_What the exercise asks_.
Below is a listing to write out in full, exactly as given, without its pictures.

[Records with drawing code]
━━━━━━━━━━

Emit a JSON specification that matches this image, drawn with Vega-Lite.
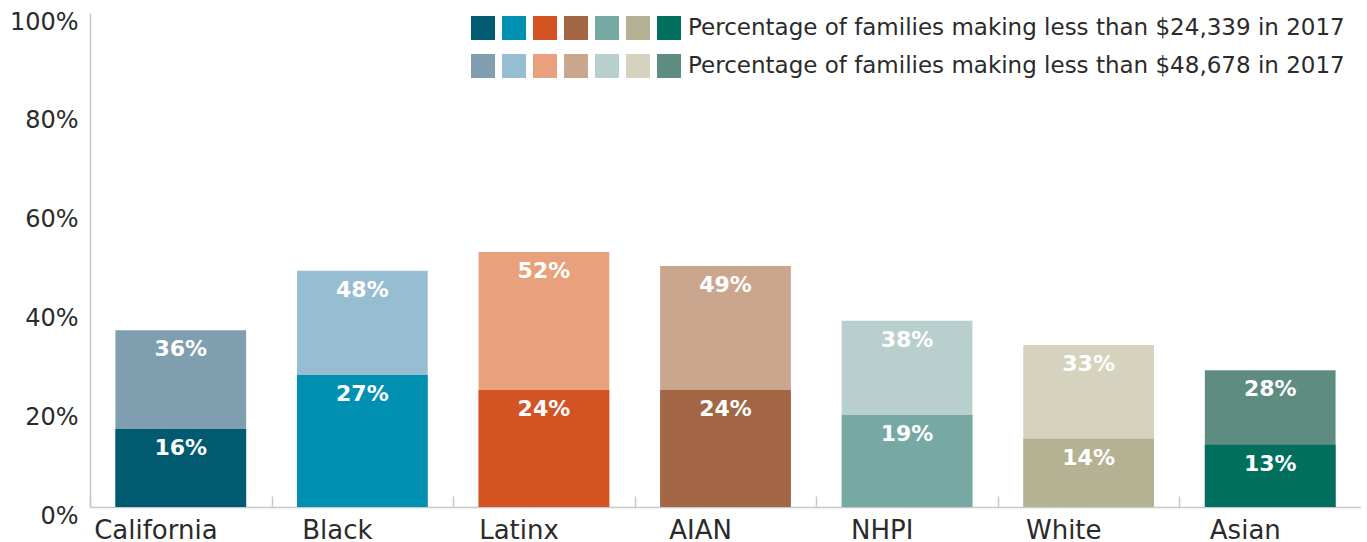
{
  "$schema": "https://vega.github.io/schema/vega-lite/v6.json",
  "width": 1271,
  "height": 494,
  "padding": {"left": 0, "top": 10, "right": 0, "bottom": 0},
  "autosize": {"type": "pad"},
  "background": "white",
  "config": {"view": {"stroke": null}, "font": "DejaVu Sans"},
  "data": {
    "values": [
      {"group": "California", "level": "high", "key": "California-high", "value": 0.358},
      {"group": "Black", "level": "high", "key": "Black-high", "value": 0.478},
      {"group": "Latinx", "level": "high", "key": "Latinx-high", "value": 0.516},
      {"group": "AIAN", "level": "high", "key": "AIAN-high", "value": 0.488},
      {"group": "NHPI", "level": "high", "key": "NHPI-high", "value": 0.377},
      {"group": "White", "level": "high", "key": "White-high", "value": 0.328},
      {"group": "Asian", "level": "high", "key": "Asian-high", "value": 0.277},
      {"group": "California", "level": "low", "key": "California-low", "value": 0.158},
      {"group": "Black", "level": "low", "key": "Black-low", "value": 0.267},
      {"group": "Latinx", "level": "low", "key": "Latinx-low", "value": 0.237},
      {"group": "AIAN", "level": "low", "key": "AIAN-low", "value": 0.237},
      {"group": "NHPI", "level": "low", "key": "NHPI-low", "value": 0.186},
      {"group": "White", "level": "low", "key": "White-low", "value": 0.138},
      {"group": "Asian", "level": "low", "key": "Asian-low", "value": 0.126}
    ]
  },
  "encoding": {
    "x": {
      "field": "group",
      "type": "nominal",
      "sort": ["California", "Black", "Latinx", "AIAN", "NHPI", "White", "Asian"],
      "scale": {"paddingInner": 0.28, "paddingOuter": 0.14},
      "axis": {
        "title": null,
        "labelAngle": 0,
        "labelFontSize": 26,
        "labelColor": "#2b2b2b",
        "domainColor": "#c8c8c8",
        "domainWidth": 1.5,
        "tickColor": "#c8c8c8",
        "tickWidth": 1.5,
        "tickSize": -11,
        "bandPosition": 0,
        "tickOffset": -25.4,
        "labelPadding": 21
      }
    },
    "y": {
      "field": "value",
      "type": "quantitative",
      "stack": null,
      "scale": {"domain": [0, 1]},
      "axis": {
        "title": null,
        "values": [0, 0.2, 0.4, 0.6, 0.8, 1],
        "format": ".0%",
        "grid": false,
        "ticks": false,
        "domainColor": "#c8c8c8",
        "domainWidth": 1.5,
        "labelFontSize": 24,
        "labelColor": "#2b2b2b",
        "labelPadding": 12,
        "labelOffset": 9,
        "labelBaseline": "middle",
        "labelFlush": false,
        "minExtent": 90,
        "maxExtent": 90
      }
    }
  },
  "layer": [
    {
      "mark": {"type": "bar"},
      "encoding": {
        "color": {
          "field": "key",
          "type": "nominal",
          "scale": {
            "domain": ["California-low", "California-high", "Black-low", "Black-high", "Latinx-low", "Latinx-high",
                       "AIAN-low", "AIAN-high", "NHPI-low", "NHPI-high", "White-low", "White-high", "Asian-low", "Asian-high"],
            "range": ["#005b70", "#7f9fb0", "#0091b2", "#97bdd2", "#d35322", "#e9a07c",
                      "#a36644", "#cba68e", "#77a9a4", "#b9cfcd", "#b4b293", "#d5d3bd", "#006f5e", "#5e8c80"]
          },
          "legend": {
            "title": null,
            "orient": "none",
            "legendX": 381,
            "legendY": 3,
            "columns": 7,
            "symbolType": "square",
            "symbolSize": 576,
            "symbolStrokeWidth": 0,
            "symbolOpacity": 1,
            "labelOffset": 7,
            "columnPadding": 0,
            "rowPadding": 14,
            "labelFontSize": 23,
            "labelColor": "#2b2b2b",
            "labelLimit": 0,
            "labelExpr": "datum.value == 'Asian-low' ? 'Percentage of families making less than $24,339 in 2017' : datum.value == 'Asian-high' ? 'Percentage of families making less than $48,678 in 2017' : ''"
          }
        }
      }
    },
    {
      "mark": {"type": "text", "color": "white", "fontWeight": "bold", "fontSize": 22, "baseline": "middle", "dy": 19},
      "encoding": {
        "text": {"field": "value", "type": "quantitative", "format": ".0%"}
      }
    }
  ]
}
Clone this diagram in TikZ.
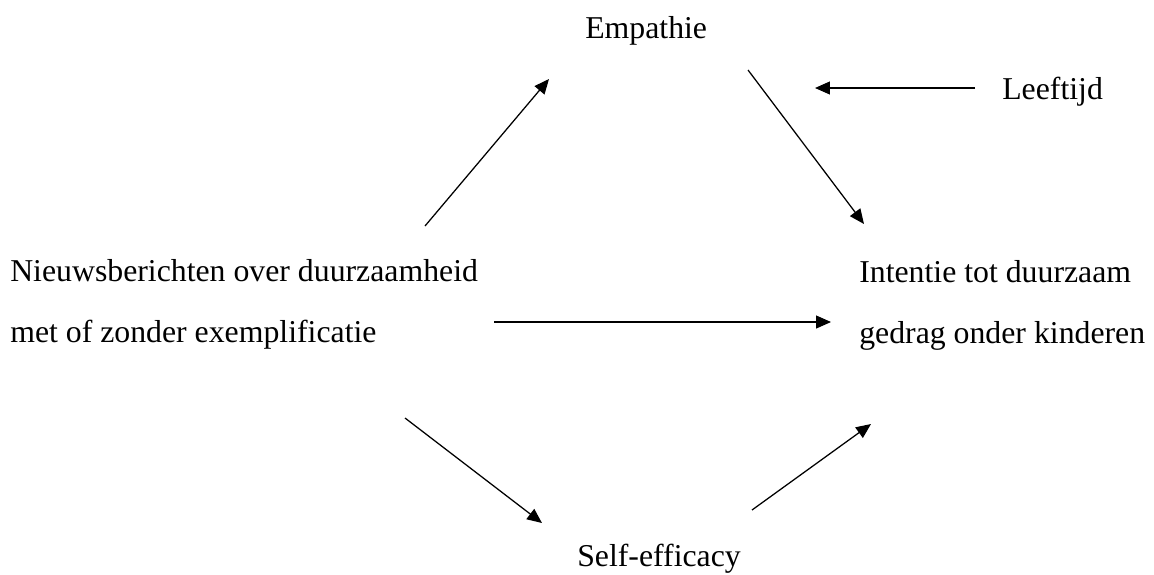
\documentclass[tikz,border=0pt]{standalone}
\usepackage{fontspec}
\setmainfont{Liberation Serif}
\usetikzlibrary{arrows.meta}
\tikzstyle{label} = [font=\fontsize{22.6}{42.7}\selectfont, inner sep=0pt]
\tikzstyle{pijl} = [line width=0.9pt, -{Triangle[length=0.37cm, width=0.32cm]}]

\begin{document}
\begin{tikzpicture}[x=0.025cm, y=-0.025cm]
\useasboundingbox (0,0) rectangle (1154,574);

\node[label, anchor=base west] (empathie) at (585,38) {Empathie};
\node[label, anchor=base west] (leeftijd) at (1002,99) {Leeftijd};
\node[label, anchor=base west, align=left] (nieuws) at (10,342)
  {Nieuwsberichten over duurzaamheid\\met of zonder exemplificatie};
\node[label, anchor=base west, align=left] (intentie) at (859,343)
  {Intentie tot duurzaam\\gedrag onder kinderen};
\node[label, anchor=base west] (selfeff) at (577,566) {Self-efficacy};

\coordinate (n1) at (425,226);
\coordinate (e1) at (549,79);
\coordinate (e2) at (748,70);
\coordinate (i1) at (864,224);
\coordinate (l1) at (975,88);
\coordinate (l2) at (815,88);
\coordinate (n2) at (494,322);
\coordinate (i2) at (831,322);
\coordinate (n3) at (405,418);
\coordinate (s1) at (542,523);
\coordinate (s2) at (752,510);
\coordinate (i3) at (871,424);

\draw[pijl] (n1) -- (e1);
\draw[pijl] (e2) -- (i1);
\draw[pijl] (l1) -- (l2);
\draw[pijl] (n2) -- (i2);
\draw[pijl] (n3) -- (s1);
\draw[pijl] (s2) -- (i3);

\end{tikzpicture}
\end{document}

━━━━━━━━━━

_Exercise answer_.
Emit a JSON specification that matches this image, drawn with Vega-Lite.
{
  "$schema": "https://vega.github.io/schema/vega-lite/v6.json",
  "width": 1271,
  "height": 494,
  "padding": {"left": 0, "top": 10, "right": 0, "bottom": 0},
  "autosize": {"type": "pad"},
  "background": "white",
  "config": {"view": {"stroke": null}, "font": "DejaVu Sans"},
  "data": {
    "values": [
      {"group": "California", "level": "high", "key": "California-high", "value": 0.358},
      {"group": "Black", "level": "high", "key": "Black-high", "value": 0.478},
      {"group": "Latinx", "level": "high", "key": "Latinx-high", "value": 0.516},
      {"group": "AIAN", "level": "high", "key": "AIAN-high", "value": 0.488},
      {"group": "NHPI", "level": "high", "key": "NHPI-high", "value": 0.377},
      {"group": "White", "level": "high", "key": "White-high", "value": 0.328},
      {"group": "Asian", "level": "high", "key": "Asian-high", "value": 0.277},
      {"group": "California", "level": "low", "key": "California-low", "value": 0.158},
      {"group": "Black", "level": "low", "key": "Black-low", "value": 0.267},
      {"group": "Latinx", "level": "low", "key": "Latinx-low", "value": 0.237},
      {"group": "AIAN", "level": "low", "key": "AIAN-low", "value": 0.237},
      {"group": "NHPI", "level": "low", "key": "NHPI-low", "value": 0.186},
      {"group": "White", "level": "low", "key": "White-low", "value": 0.138},
      {"group": "Asian", "level": "low", "key": "Asian-low", "value": 0.126}
    ]
  },
  "encoding": {
    "x": {
      "field": "group",
      "type": "nominal",
      "sort": ["California", "Black", "Latinx", "AIAN", "NHPI", "White", "Asian"],
      "scale": {"paddingInner": 0.28, "paddingOuter": 0.14},
      "axis": {
        "title": null,
        "labelAngle": 0,
        "labelFontSize": 26,
        "labelColor": "#2b2b2b",
        "domainColor": "#c8c8c8",
        "domainWidth": 1.5,
        "tickColor": "#c8c8c8",
        "tickWidth": 1.5,
        "tickSize": -11,
        "bandPosition": 0,
        "tickOffset": -25.4,
        "labelPadding": 21
      }
    },
    "y": {
      "field": "value",
      "type": "quantitative",
      "stack": null,
      "scale": {"domain": [0, 1]},
      "axis": {
        "title": null,
        "values": [0, 0.2, 0.4, 0.6, 0.8, 1],
        "format": ".0%",
        "grid": false,
        "ticks": false,
        "domainColor": "#c8c8c8",
        "domainWidth": 1.5,
        "labelFontSize": 24,
        "labelColor": "#2b2b2b",
        "labelPadding": 12,
        "labelOffset": 9,
        "labelBaseline": "middle",
        "labelFlush": false,
        "minExtent": 90,
        "maxExtent": 90
      }
    }
  },
  "layer": [
    {
      "mark": {"type": "bar"},
      "encoding": {
        "color": {
          "field": "key",
          "type": "nominal",
          "scale": {
            "domain": ["California-low", "California-high", "Black-low", "Black-high", "Latinx-low", "Latinx-high",
                       "AIAN-low", "AIAN-high", "NHPI-low", "NHPI-high", "White-low", "White-high", "Asian-low", "Asian-high"],
            "range": ["#005b70", "#7f9fb0", "#0091b2", "#97bdd2", "#d35322", "#e9a07c",
                      "#a36644", "#cba68e", "#77a9a4", "#b9cfcd", "#b4b293", "#d5d3bd", "#006f5e", "#5e8c80"]
          },
          "legend": {
            "title": null,
            "orient": "none",
            "legendX": 381,
            "legendY": 3,
            "columns": 7,
            "symbolType": "square",
            "symbolSize": 576,
            "symbolStrokeWidth": 0,
            "symbolOpacity": 1,
            "labelOffset": 7,
            "columnPadding": 0,
            "rowPadding": 14,
            "labelFontSize": 23,
            "labelColor": "#2b2b2b",
            "labelLimit": 0,
            "labelExpr": "datum.value == 'Asian-low' ? 'Percentage of families making less than $24,339 in 2017' : datum.value == 'Asian-high' ? 'Percentage of families making less than $48,678 in 2017' : ''"
          }
        }
      }
    },
    {
      "mark": {"type": "text", "color": "white", "fontWeight": "bold", "fontSize": 22, "baseline": "middle", "dy": 19},
      "encoding": {
        "text": {"field": "value", "type": "quantitative", "format": ".0%"}
      }
    }
  ]
}
Clone this diagram in TikZ.
\documentclass[tikz,border=0pt]{standalone}
\usepackage{fontspec}
\setmainfont{Liberation Serif}
\usetikzlibrary{arrows.meta}
\tikzstyle{label} = [font=\fontsize{22.6}{42.7}\selectfont, inner sep=0pt]
\tikzstyle{pijl} = [line width=0.9pt, -{Triangle[length=0.37cm, width=0.32cm]}]

\begin{document}
\begin{tikzpicture}[x=0.025cm, y=-0.025cm]
\useasboundingbox (0,0) rectangle (1154,574);

\node[label, anchor=base west] (empathie) at (585,38) {Empathie};
\node[label, anchor=base west] (leeftijd) at (1002,99) {Leeftijd};
\node[label, anchor=base west, align=left] (nieuws) at (10,342)
  {Nieuwsberichten over duurzaamheid\\met of zonder exemplificatie};
\node[label, anchor=base west, align=left] (intentie) at (859,343)
  {Intentie tot duurzaam\\gedrag onder kinderen};
\node[label, anchor=base west] (selfeff) at (577,566) {Self-efficacy};

\coordinate (n1) at (425,226);
\coordinate (e1) at (549,79);
\coordinate (e2) at (748,70);
\coordinate (i1) at (864,224);
\coordinate (l1) at (975,88);
\coordinate (l2) at (815,88);
\coordinate (n2) at (494,322);
\coordinate (i2) at (831,322);
\coordinate (n3) at (405,418);
\coordinate (s1) at (542,523);
\coordinate (s2) at (752,510);
\coordinate (i3) at (871,424);

\draw[pijl] (n1) -- (e1);
\draw[pijl] (e2) -- (i1);
\draw[pijl] (l1) -- (l2);
\draw[pijl] (n2) -- (i2);
\draw[pijl] (n3) -- (s1);
\draw[pijl] (s2) -- (i3);

\end{tikzpicture}
\end{document}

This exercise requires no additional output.